[INPUT MATERIAL]

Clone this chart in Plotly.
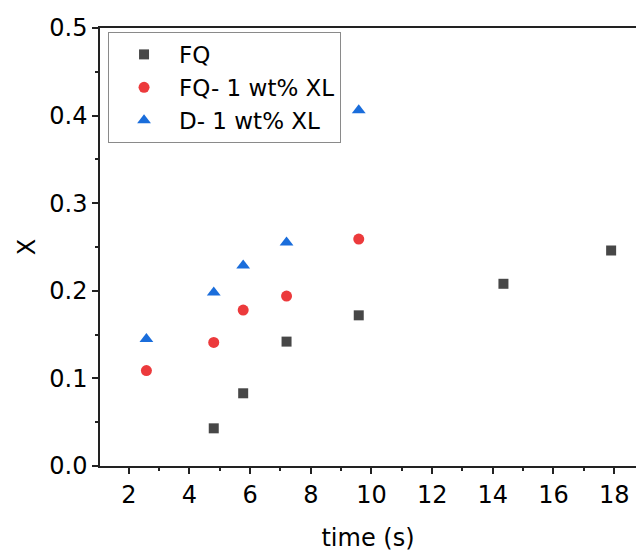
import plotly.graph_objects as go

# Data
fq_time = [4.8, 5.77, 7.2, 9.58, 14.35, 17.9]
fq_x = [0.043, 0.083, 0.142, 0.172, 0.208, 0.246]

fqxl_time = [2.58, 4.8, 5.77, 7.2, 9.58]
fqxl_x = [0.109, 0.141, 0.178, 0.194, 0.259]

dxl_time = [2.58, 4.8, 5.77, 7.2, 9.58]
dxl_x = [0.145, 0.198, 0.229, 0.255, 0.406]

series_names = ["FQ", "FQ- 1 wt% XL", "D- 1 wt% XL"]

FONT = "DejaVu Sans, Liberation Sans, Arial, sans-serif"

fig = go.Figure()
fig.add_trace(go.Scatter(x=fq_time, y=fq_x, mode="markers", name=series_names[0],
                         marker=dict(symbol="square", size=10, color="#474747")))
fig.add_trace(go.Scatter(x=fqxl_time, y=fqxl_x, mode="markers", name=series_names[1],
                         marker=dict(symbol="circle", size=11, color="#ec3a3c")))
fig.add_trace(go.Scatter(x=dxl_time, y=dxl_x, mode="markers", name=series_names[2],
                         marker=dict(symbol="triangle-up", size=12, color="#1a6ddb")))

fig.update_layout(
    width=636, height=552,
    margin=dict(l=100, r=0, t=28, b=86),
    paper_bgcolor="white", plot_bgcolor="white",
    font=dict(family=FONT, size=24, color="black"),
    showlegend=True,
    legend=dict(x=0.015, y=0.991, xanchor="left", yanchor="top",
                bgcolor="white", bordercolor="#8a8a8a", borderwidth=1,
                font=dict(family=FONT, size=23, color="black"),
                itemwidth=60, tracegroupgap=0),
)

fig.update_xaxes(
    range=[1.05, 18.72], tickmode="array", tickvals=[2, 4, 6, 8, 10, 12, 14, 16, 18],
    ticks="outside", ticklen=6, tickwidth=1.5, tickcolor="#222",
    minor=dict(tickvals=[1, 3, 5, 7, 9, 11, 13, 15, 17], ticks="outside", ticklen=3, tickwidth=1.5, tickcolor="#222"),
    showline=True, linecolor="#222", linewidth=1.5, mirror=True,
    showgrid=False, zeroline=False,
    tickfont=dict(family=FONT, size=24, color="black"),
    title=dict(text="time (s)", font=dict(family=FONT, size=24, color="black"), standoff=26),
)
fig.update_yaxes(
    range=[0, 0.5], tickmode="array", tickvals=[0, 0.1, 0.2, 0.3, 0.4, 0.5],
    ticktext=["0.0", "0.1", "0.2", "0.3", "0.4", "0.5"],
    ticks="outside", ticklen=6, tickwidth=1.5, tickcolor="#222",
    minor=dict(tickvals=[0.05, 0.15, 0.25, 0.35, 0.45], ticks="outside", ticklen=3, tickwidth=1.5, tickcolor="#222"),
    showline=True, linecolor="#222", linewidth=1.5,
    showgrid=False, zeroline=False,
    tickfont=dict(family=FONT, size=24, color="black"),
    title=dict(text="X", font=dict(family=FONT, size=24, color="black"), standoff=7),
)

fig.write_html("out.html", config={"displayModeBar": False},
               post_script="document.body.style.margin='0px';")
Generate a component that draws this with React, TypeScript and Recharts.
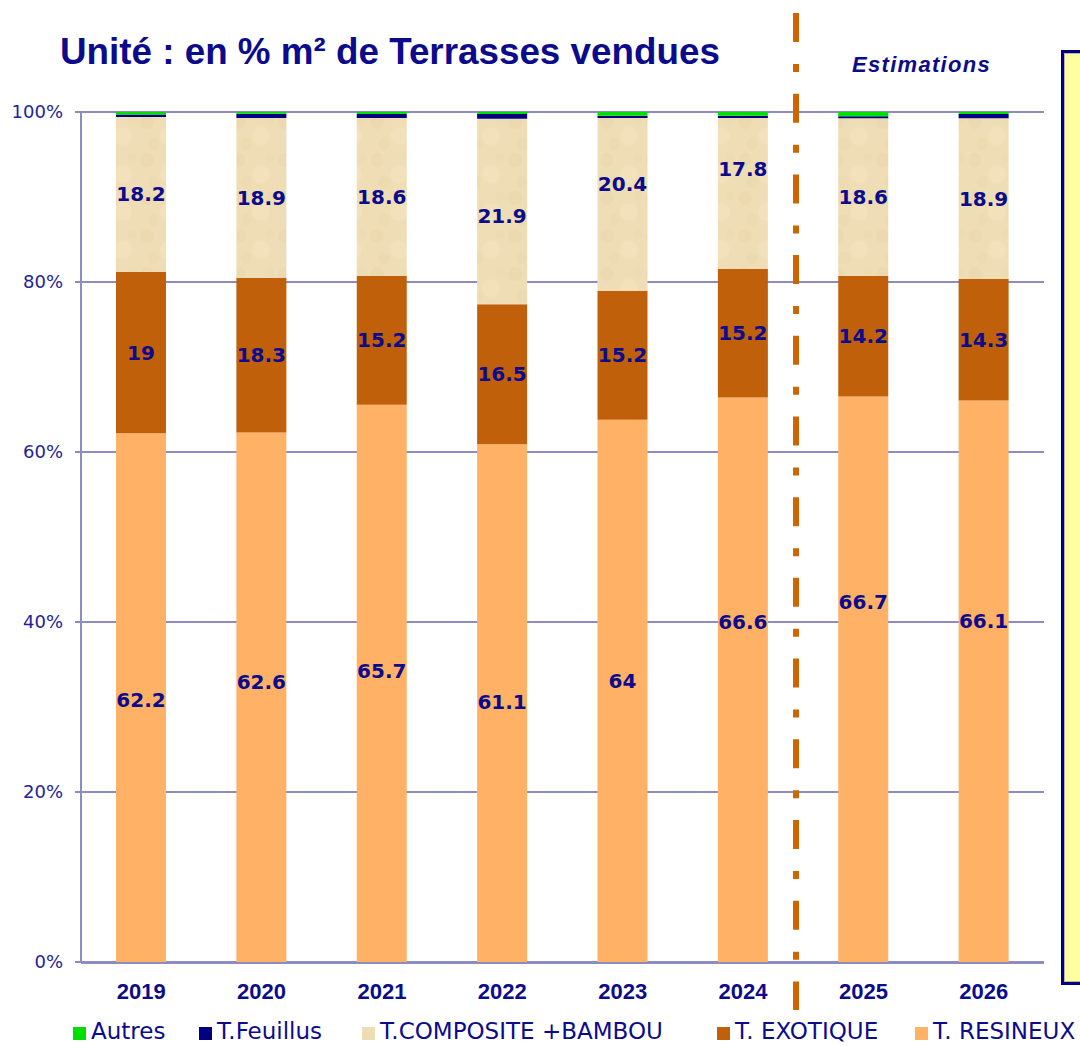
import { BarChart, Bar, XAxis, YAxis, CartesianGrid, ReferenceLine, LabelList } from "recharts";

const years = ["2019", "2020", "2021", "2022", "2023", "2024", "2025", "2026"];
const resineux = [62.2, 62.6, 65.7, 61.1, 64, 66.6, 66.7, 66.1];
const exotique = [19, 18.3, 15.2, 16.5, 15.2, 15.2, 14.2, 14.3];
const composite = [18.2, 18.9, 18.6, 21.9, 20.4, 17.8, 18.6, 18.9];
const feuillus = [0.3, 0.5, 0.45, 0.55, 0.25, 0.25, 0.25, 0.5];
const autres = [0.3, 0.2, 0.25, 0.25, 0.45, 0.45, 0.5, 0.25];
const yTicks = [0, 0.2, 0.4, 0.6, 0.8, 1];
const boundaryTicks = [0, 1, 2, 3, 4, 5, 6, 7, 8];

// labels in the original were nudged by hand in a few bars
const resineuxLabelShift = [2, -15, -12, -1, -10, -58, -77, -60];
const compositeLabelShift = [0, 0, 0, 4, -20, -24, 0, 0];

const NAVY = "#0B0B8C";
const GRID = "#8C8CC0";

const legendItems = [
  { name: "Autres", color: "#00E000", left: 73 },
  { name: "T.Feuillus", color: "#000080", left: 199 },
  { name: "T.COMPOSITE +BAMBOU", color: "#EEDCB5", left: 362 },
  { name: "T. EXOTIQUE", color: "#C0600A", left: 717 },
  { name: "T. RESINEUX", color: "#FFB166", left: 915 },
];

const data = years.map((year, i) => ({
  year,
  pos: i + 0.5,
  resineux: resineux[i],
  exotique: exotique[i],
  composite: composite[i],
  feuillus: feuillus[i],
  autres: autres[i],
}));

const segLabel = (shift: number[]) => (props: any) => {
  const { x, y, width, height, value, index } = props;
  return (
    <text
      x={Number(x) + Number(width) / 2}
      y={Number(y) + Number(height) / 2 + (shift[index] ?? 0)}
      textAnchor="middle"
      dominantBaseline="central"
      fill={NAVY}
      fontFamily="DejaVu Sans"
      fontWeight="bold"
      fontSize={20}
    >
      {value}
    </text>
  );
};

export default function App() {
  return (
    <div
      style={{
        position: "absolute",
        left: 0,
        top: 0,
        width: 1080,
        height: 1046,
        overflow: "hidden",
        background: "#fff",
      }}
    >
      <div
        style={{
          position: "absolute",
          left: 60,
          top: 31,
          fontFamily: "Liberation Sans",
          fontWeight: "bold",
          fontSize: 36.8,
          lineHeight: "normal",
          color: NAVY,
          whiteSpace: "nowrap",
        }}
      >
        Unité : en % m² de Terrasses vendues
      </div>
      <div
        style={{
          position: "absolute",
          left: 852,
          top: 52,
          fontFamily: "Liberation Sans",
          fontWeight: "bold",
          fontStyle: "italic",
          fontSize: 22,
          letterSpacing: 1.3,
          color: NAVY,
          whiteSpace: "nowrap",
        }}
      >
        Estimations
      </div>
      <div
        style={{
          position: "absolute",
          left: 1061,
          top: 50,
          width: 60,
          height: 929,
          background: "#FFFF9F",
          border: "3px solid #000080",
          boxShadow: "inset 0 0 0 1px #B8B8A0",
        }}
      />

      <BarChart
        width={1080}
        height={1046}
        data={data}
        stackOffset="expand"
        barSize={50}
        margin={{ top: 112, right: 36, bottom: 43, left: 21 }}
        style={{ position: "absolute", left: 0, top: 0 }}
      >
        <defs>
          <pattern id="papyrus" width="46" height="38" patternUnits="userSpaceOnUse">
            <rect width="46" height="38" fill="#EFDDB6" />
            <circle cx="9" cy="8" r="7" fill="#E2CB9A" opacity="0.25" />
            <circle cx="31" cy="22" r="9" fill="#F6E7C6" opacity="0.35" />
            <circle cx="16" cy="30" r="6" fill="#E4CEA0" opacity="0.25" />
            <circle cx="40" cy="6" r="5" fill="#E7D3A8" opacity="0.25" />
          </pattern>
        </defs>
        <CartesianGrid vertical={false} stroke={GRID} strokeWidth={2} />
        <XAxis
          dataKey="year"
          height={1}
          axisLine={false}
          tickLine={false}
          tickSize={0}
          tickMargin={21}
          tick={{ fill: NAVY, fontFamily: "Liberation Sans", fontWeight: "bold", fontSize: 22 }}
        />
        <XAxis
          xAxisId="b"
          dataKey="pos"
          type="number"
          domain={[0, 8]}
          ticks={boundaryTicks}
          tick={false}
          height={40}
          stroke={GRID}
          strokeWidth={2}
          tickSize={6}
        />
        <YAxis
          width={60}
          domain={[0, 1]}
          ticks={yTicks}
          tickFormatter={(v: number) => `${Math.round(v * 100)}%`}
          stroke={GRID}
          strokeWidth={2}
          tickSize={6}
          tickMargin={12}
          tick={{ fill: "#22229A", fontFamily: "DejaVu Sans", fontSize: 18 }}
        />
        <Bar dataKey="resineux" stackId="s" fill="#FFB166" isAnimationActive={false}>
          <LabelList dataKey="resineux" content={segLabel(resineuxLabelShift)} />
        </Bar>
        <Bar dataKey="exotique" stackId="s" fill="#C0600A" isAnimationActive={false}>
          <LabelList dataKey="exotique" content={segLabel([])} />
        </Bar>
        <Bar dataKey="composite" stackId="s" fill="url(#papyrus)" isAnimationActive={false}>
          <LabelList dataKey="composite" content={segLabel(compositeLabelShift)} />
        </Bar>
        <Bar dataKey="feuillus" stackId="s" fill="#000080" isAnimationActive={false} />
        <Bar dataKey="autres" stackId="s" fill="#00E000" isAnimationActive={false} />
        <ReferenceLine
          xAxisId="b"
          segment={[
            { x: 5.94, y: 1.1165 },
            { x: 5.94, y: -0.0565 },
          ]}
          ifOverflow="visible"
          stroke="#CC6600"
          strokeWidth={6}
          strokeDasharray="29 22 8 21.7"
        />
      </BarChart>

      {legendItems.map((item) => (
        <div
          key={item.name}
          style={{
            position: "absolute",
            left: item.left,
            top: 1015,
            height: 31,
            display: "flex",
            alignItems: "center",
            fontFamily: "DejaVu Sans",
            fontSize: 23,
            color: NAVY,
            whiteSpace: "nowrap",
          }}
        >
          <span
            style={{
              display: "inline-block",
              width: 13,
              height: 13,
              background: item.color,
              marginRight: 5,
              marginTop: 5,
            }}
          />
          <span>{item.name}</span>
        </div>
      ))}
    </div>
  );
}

[WHAT IS ASKED] Take each line of the material that contains the word "this" and list it.

[TASK RESPONSE]
Clone this chart in Plotly.
Generate a component that draws this with React, TypeScript and Recharts.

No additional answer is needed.